Normally, in an article like this one, readers will find some juicy wordplay to build up to the quotes. This time, though, we think that the quote above from The Times of Northwestern Indiana really says it all. No introduction is necessary.

It seems as if a couple of justices in Indiana have absolutely lost their minds in a case. Well, at least if you ask comment sections around the web. It turns out that the court unanimously agreed that police don’t need to thoroughly cite why they’re stopping a motorist in a traffic stop. Apparently, digging deeper into it, we discovered that, in court, an officer doesn’t even need to know the specifics as to why they pulled someone over in the first place.

The Times says that in the case that laid this all out, there was a 5-0 decision by the state’s high court. These justices would essentially claim that reasonable suspicion was satisfied enough to pull over a driver for allegedly speeding. However, later in court, records would show that the officer who initiated didn’t write down the driver’s speed and couldn’t remember what the limit on the road was.

According to the court, a radar alert provided adequate grounds for the officer to initiate the stop regardless of his recollection of events. They continued that it was “a particularized and objective basis for suspecting” to initiate such a stop. It just turns out that the fact that he failed to record any of this just didn’t really matter. Zachariah Marshall, the defendant in the case argued that because of this, the resulting misdemeanor for operating while intoxicated should be canned. It’s notable that, while speeding was supposed to be the original cause of the stop, Marshall wasn’t ticketed for it.

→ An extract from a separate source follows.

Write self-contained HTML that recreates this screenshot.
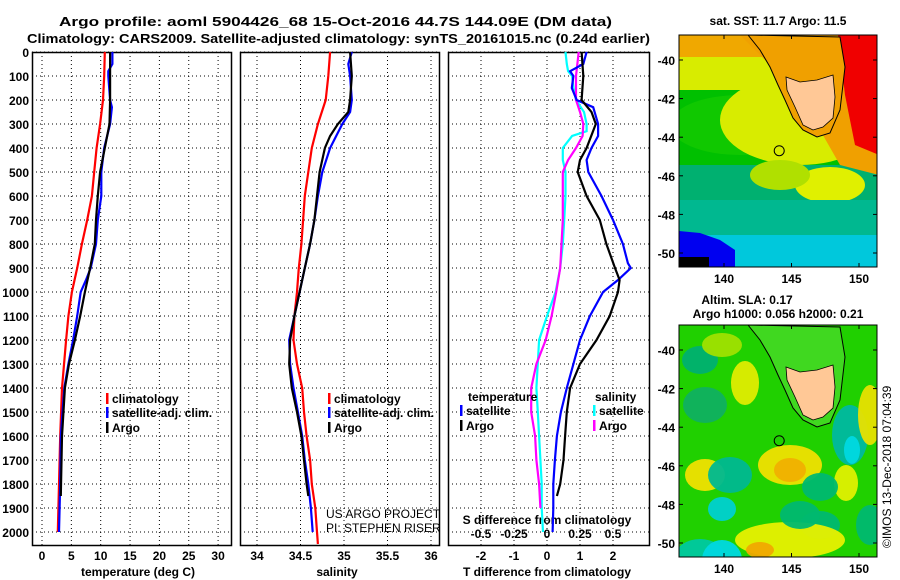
<!DOCTYPE html>
<html><head><meta charset="utf-8">
<style>
html,body{margin:0;padding:0;background:#fff;}
svg{display:block;font-family:"Liberation Sans",Arial,sans-serif;}
.t{font-weight:bold;font-size:13px;}
.tk{font-weight:bold;font-size:12px;}
</style></head>
<body>
<svg id="chart" width="900" height="580" viewBox="0 0 900 580" xmlns="http://www.w3.org/2000/svg">
<text class="t" x="59" y="26" textLength="553" lengthAdjust="spacingAndGlyphs">Argo profile: aoml 5904426_68 15-Oct-2016 44.7S 144.09E (DM data)</text>
<text class="t" x="27" y="43" textLength="623" lengthAdjust="spacingAndGlyphs">Climatology: CARS2009. Satellite-adjusted climatology: synTS_20161015.nc (0.24d earlier)</text>
<g id="panels"></g>
<g id="maps"></g>
</svg>
<script>
// ---------- data ----------
const depthTicks=[0,100,200,300,400,500,600,700,800,900,1000,1100,1200,1300,1400,1500,1600,1700,1800,1900,2000];
const tempTicks=[0,5,10,15,20,25,30];
const salTicks=[34,34.5,35,35.5,36];
const salTickLabels=["34","34.5","35","35.5","36"];
const tdTicks=[-2,-1,0,1,2];
const sdTicks=[-0.5,-0.25,0,0.25,0.5];
const sdTickLabels=["-0.5","-0.25","0","0.25","0.5"];

const tClimD=[0,100,200,300,400,500,600,700,800,900,1000,1100,1200,1400,1600,1800,2000];
const tClim=[10.7,10.6,10.4,9.9,9.3,8.9,8.5,7.7,6.8,6.0,5.1,4.5,4.1,3.4,3.1,2.9,2.7];
const tSatD=[0,50,80,100,200,230,300,400,500,600,700,800,900,950,1000,1100,1200,1300,1400,1600,1800,2000];
const tSat=[12.0,12.0,11.3,11.3,11.6,11.9,11.6,10.6,10.1,10.1,9.5,9.2,8.3,7.5,6.6,6.0,5.3,4.5,3.8,3.2,3.1,2.9];
const tArgoD=[0,100,200,300,400,500,600,700,800,900,1000,1100,1200,1300,1400,1600,1850];
const tArgo=[11.6,11.6,11.6,11.5,10.7,9.9,9.5,9.2,9.0,8.2,7.3,6.5,5.6,4.6,3.9,3.4,3.2];

const sClimD=[0,100,200,300,400,500,600,700,800,900,1000,1100,1200,1300,1400,1500,1600,1700,1800,1900,2000,2050];
const sClim=[34.84,34.82,34.79,34.70,34.63,34.59,34.55,34.53,34.51,34.48,34.46,34.43,34.42,34.46,34.52,34.54,34.57,34.61,34.63,34.67,34.69,34.70];
const sSatD=[0,50,100,200,250,300,400,500,600,700,800,900,1000,1100,1200,1300,1400,1500,1600,1700,1800,1900,2000];
const sSat=[35.09,35.05,35.07,35.09,35.07,34.98,34.84,34.75,34.70,34.66,34.61,34.55,34.49,34.43,34.37,34.38,34.42,34.47,34.52,34.55,34.59,34.62,34.64];
const sArgoD=[0,100,200,250,300,350,400,500,600,700,800,900,1000,1100,1200,1300,1400,1500,1600,1700,1800,1850];
const sArgo=[35.07,35.09,35.07,35.05,34.93,34.84,34.78,34.72,34.69,34.66,34.61,34.55,34.49,34.43,34.38,34.37,34.40,34.46,34.51,34.54,34.57,34.59];

const dtArgoD=[0,100,200,250,300,400,450,500,600,700,800,900,950,1000,1100,1200,1300,1400,1500,1600,1700,1800,1850];
const dtArgo=[1.05,1.1,1.05,1.35,1.48,1.2,1.0,0.93,1.2,1.6,1.8,2.06,2.2,2.15,1.9,1.5,1.0,0.7,0.6,0.55,0.5,0.4,0.3];
const dtSatD=[0,50,80,100,150,200,230,300,350,400,450,500,600,700,800,880,900,950,1000,1100,1200,1300,1400,1500,1600,1700,1800,1900,2000];
const dtSat=[1.2,1.1,0.7,0.8,0.75,0.9,1.4,1.55,1.55,1.35,1.2,1.25,1.65,2.0,2.3,2.45,2.54,2.15,1.7,1.3,1.0,0.8,0.6,0.42,0.3,0.24,0.19,0.19,0.17];
const dsArgoD=[0,100,200,250,300,350,400,450,500,600,700,800,900,1000,1100,1200,1300,1400,1500,1600,1700,1800,1900];
const dsArgo=[0.24,0.22,0.22,0.25,0.275,0.27,0.22,0.16,0.12,0.12,0.12,0.11,0.10,0.07,0.035,-0.01,-0.08,-0.12,-0.12,-0.09,-0.08,-0.06,-0.05];
const dsSatD=[0,50,80,100,150,200,250,300,330,350,400,450,500,600,700,800,900,1000,1100,1200,1400,1500,1600,1700,1800,1900,2000];
const dsSat=[0.14,0.15,0.16,0.19,0.2,0.22,0.28,0.3,0.3,0.19,0.12,0.12,0.14,0.14,0.13,0.12,0.10,0.065,0.0,-0.06,-0.08,-0.07,-0.06,-0.05,-0.04,-0.04,-0.03];

// ---------- helpers ----------
const NS="http://www.w3.org/2000/svg";
const gP=document.getElementById('panels');
function mk(tag,attrs,parent){const e=document.createElementNS(NS,tag);for(const k in attrs)e.setAttribute(k,attrs[k]);(parent||gP).appendChild(e);return e;}
const TOP=52,BOT=545;
const yD=d=>TOP+d*0.24;
const P1={l:32,r:231},P2={l:240,r:439},P3={l:448,r:649};
const xT=t=>42+5.87*t;
const xS=s=>257+87*(s-34);
const xDT=t=>547+33*t;
const xDS=s=>547+132*s;

function frame(P,name,xs){
  const g=mk('g',{});
  
  
  depthTicks.forEach(d=>{const l=mk('line',{x1:P.l,x2:P.r,y1:yD(d),y2:yD(d),stroke:'#000','stroke-width':1,'stroke-dasharray':'1,3'},g);
    });
  xs.forEach(x=>{const l=mk('line',{x1:x,x2:x,y1:TOP,y2:BOT,stroke:'#000','stroke-width':1,'stroke-dasharray':'1,3'},g);
    });
  const r=mk('rect',{x:P.l+0.5,y:TOP+0.5,width:P.r-P.l,height:BOT-TOP,fill:'none',stroke:'#000','stroke-width':1.5},g);
  
  return g;
}
function line(xs,ds,xf,color,name){
  const pts=xs.map((v,i)=>xf(v).toFixed(1)+','+yD(ds[i]).toFixed(1)).join(' ');
  const p=mk('polyline',{points:pts,fill:'none',stroke:color,'stroke-width':2.2});
  
  
}
function txt(x,y,s,cls,anchor,name,extra){
  const t=mk('text',Object.assign({x:x,y:y,'class':cls,'text-anchor':anchor||'start'},extra||{}));
  t.textContent=s;
  
  
  return t;
}
function legend(x,y,color,label,name){
  const m=mk('rect',{x:x,y:y-10,width:2.5,height:11,fill:color});
  
  
  txt(x+6,y,label,'tk','start',name);
}

// ---------- panel 1 ----------
frame(P1,'temperature-panel',tempTicks.map(xT));
depthTicks.forEach(d=>txt(29,yD(d)+5,String(d),'tk','end','y-tick-label'));
tempTicks.forEach(t=>txt(xT(t),560,String(t),'tk','middle','x-tick-label'));
txt(138,576,'temperature (deg C)','tk','middle','x-axis-title');
line(tClim,tClimD,xT,'#f00','temp-climatology-line');
line(tSat,tSatD,xT,'#00f','temp-satellite-line');
line(tArgo,tArgoD,xT,'#000','temp-argo-line');
legend(106,403,'#f00','climatology','legend-climatology');
legend(106,417,'#00f','satellite-adj. clim.','legend-satellite');
legend(106,432,'#000','Argo','legend-argo');

// ---------- panel 2 ----------
frame(P2,'salinity-panel',salTicks.map(xS));
salTicks.forEach((s,i)=>txt(xS(s),560,salTickLabels[i],'tk','middle','x-tick-label'));
txt(337,576,'salinity','tk','middle','x-axis-title');
line(sClim,sClimD,xS,'#f00','sal-climatology-line');
line(sSat,sSatD,xS,'#00f','sal-satellite-line');
line(sArgo,sArgoD,xS,'#000','sal-argo-line');
legend(328,403,'#f00','climatology','legend-climatology');
legend(328,417,'#00f','satellite-adj. clim.','legend-satellite');
legend(328,432,'#000','Argo','legend-argo');
txt(326,518,'US ARGO PROJECT','','start','project-credit',{'font-size':'12px'});
txt(326,532,'PI: STEPHEN RISER','','start','pi-credit',{'font-size':'12px'});

// ---------- panel 3 ----------
frame(P3,'difference-panel',tdTicks.map(xDT));
tdTicks.forEach(t=>txt(xDT(t),560,String(t),'tk','middle','x-tick-label'));
txt(547,576,'T difference from climatology','tk','middle','x-axis-title');
txt(547,524,'S difference from climatology','tk','middle','s-axis-title');
sdTicks.forEach((s,i)=>txt(xDS(s),538,sdTickLabels[i],'tk','middle','s-tick-label'));
line(dsSat,dsSatD,xDS,'#0ff','sdiff-satellite-line');
line(dsArgo,dsArgoD,xDS,'#f0f','sdiff-argo-line');
line(dtSat,dtSatD,xDT,'#00f','tdiff-satellite-line');
line(dtArgo,dtArgoD,xDT,'#000','tdiff-argo-line');
txt(468,401,'temperature','tk','start','legend-temperature-heading');
legend(460,415,'#00f','satellite','legend-t-satellite');
legend(460,430,'#000','Argo','legend-t-argo');
txt(595,401,'salinity','tk','start','legend-salinity-heading');
legend(593,415,'#0ff','satellite','legend-s-satellite');
legend(593,430,'#f0f','Argo','legend-s-argo');
</script>
<script>
// ---------- maps (raster imagery approximated) ----------
(function(){
const NS="http://www.w3.org/2000/svg";
const gM=document.getElementById('maps');
function mk(tag,attrs,parent){const e=document.createElementNS(NS,tag);for(const k in attrs)e.setAttribute(k,attrs[k]);(parent||gM).appendChild(e);return e;}
const L=679,R=877;
const lonX=lon=>724+13.5*(lon-140);
function latY(top,lat){return top+25+19.3*(-40-lat);}
const tas=[[786,77],[800,82],[817,80],[833,75],[835,97],[833,118],[823,127],[813,130],[803,125],[795,107],[787,90]];
const contour=[[748,35],[760,50],[770,67],[778,85],[785,100],[793,118],[803,130],[817,137],[830,133],[840,110],[845,67],[840,37]];
function map(top,kind,name,titleLines){
  const g=mk('g',{});
  
  
  const H=232;
  const cid='clip'+kind;
  const cp=mk('clipPath',{id:cid},g);mk('rect',{x:L,y:top,width:R-L,height:H},cp);
  const c=mk('g',{'clip-path':'url(#'+cid+')'},g);
  const rect=(x,y,w,h,f)=>mk('rect',{x:x,y:top+y,width:w,height:h,fill:f},c);
  const ell=(cx,cy,rx,ry,f,o)=>mk('ellipse',{cx:cx,cy:top+cy,rx:rx,ry:ry,fill:f,opacity:o||1},c);
  if(kind==='sst'){
    rect(L,0,200,232,'#00c8dc');
    rect(L,0,200,170,'#00b070');
    rect(L,0,200,130,'#00c000');
    ell(740,90,70,30,'#10c800');
    rect(L,0,200,55,'#d8ec00');
    ell(800,85,80,45,'#d8ec00');
    ell(830,150,35,18,'#e0f000');
    ell(780,140,30,15,'#b0e000');
    rect(L,0,200,22,'#f0a800');
    mk('polygon',{points:[[740,top],[L+200,top],[L+200,top+140],[840,top+130],[800,top+60]].map(p=>p.join(',')).join(' '),fill:'#f0a000'},c);
    mk('polygon',{points:[[838,top],[L+200,top],[L+200,top+120],[855,top+110],[845,top+60]].map(p=>p.join(',')).join(' '),fill:'#f00000'},c);
    rect(L,165,200,35,'#00b890');
    mk('polygon',{points:[[L,top+232],[L,top+196],[700,top+198],[720,top+205],[735,top+215],[735,top+232]].map(p=>p.join(',')).join(' '),fill:'#0000f0'},c);
    rect(L,222,30,10,'#000');
  } else {
    rect(L,0,200,232,'#20d000');
    const blobs=[[700,35,18,14,'#00b070'],[722,20,20,12,'#a0e000'],[745,58,14,22,'#e0ec00'],[705,80,22,18,'#10b060'],
      [705,150,20,16,'#f0e000'],[730,150,22,18,'#00b890'],[722,184,14,12,'#00d0d0'],[790,140,32,20,'#f0e000'],[790,145,16,12,'#f0b000'],
      [820,200,20,14,'#00b870'],[700,232,25,18,'#00c8a0'],[722,235,20,20,'#00d8e0'],[790,215,55,18,'#e8f000'],[760,225,14,8,'#f0a800'],
      [850,110,18,30,'#00b8a0'],[852,125,8,14,'#00d8e0'],[870,90,12,30,'#e8e000'],[846,158,12,18,'#e0f000'],[820,162,18,14,'#00b870'],
      [870,200,14,20,'#00b870'],[800,190,20,14,'#00b870']];
    blobs.forEach(b=>ell(b[0],b[1],b[2],b[3],b[4],0.95));
  }
  mk('polygon',{points:contour.map(p=>p[0]+','+(p[1]-35+top)).join(' '),fill:kind==='sst'?'#f0a000':'#40d820',stroke:'#000','stroke-width':1},c);
  const land=mk('polygon',{points:tas.map(p=>p[0]+','+(p[1]-35+top)).join(' '),fill:'#ffc896',stroke:'#000','stroke-width':0.8},c);
  
  
  const pt=mk('circle',{cx:lonX(144.09),cy:latY(top,-44.7),r:5,fill:'none',stroke:'#000','stroke-width':1},g);
  
  
  const fr=mk('rect',{x:L,y:top,width:R-L,height:H,fill:'none',stroke:'#000','stroke-width':1},g);
  
  
  [140,145,150].forEach(lon=>{
    mk('line',{x1:lonX(lon),x2:lonX(lon),y1:top,y2:top+4,stroke:'#000'},g);
    mk('line',{x1:lonX(lon),x2:lonX(lon),y1:top+H,y2:top+H-4,stroke:'#000'},g);
    const t=mk('text',{x:lonX(lon),y:top+H+16,'class':'tk','text-anchor':'middle'},g);t.textContent=String(lon);
    
  });
  [-40,-42,-44,-46,-48,-50].forEach(lat=>{
    const y=latY(top,lat);
    mk('line',{x1:R-4,x2:R,y1:y,y2:y,stroke:'#000'},g);
    mk('line',{x1:L,x2:L+4,y1:y,y2:y,stroke:'#000'},g);
    const t=mk('text',{x:675,y:y+5,'class':'tk','text-anchor':'end'},g);t.textContent=String(lat);
    
  });
  titleLines.forEach((s,i)=>{
    const t=mk('text',{x:s[1],y:s[2],'class':'tk','text-anchor':'middle'},g);t.textContent=s[0];
    
  });
}
map(35,'sst','sst-map',[['sat. SST: 11.7 Argo: 11.5',778,25]]);
map(325,'sla','sla-map',[['Altim. SLA: 0.17',747,304],['Argo h1000: 0.056 h2000: 0.21',778,318]]);
const cr=mk('text',{x:0,y:0,'font-size':'12px',transform:'translate(891,548) rotate(-90)'});
cr.textContent='©IMOS 13-Dec-2018 07:04:39';


})();
</script>
</body></html>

The opposition to a ruling like this, of course, would argue that police could basically initate a stop with whomever they’d like for whatever reason they see fit. A simple “omission of the details” could easily be a system abused by officers who aren’t on the up and up. On the other hand, outside of this obscure case, police can use a wide variety of different “reasonable suspicions” to initiate a stop so would this ruling really make a difference?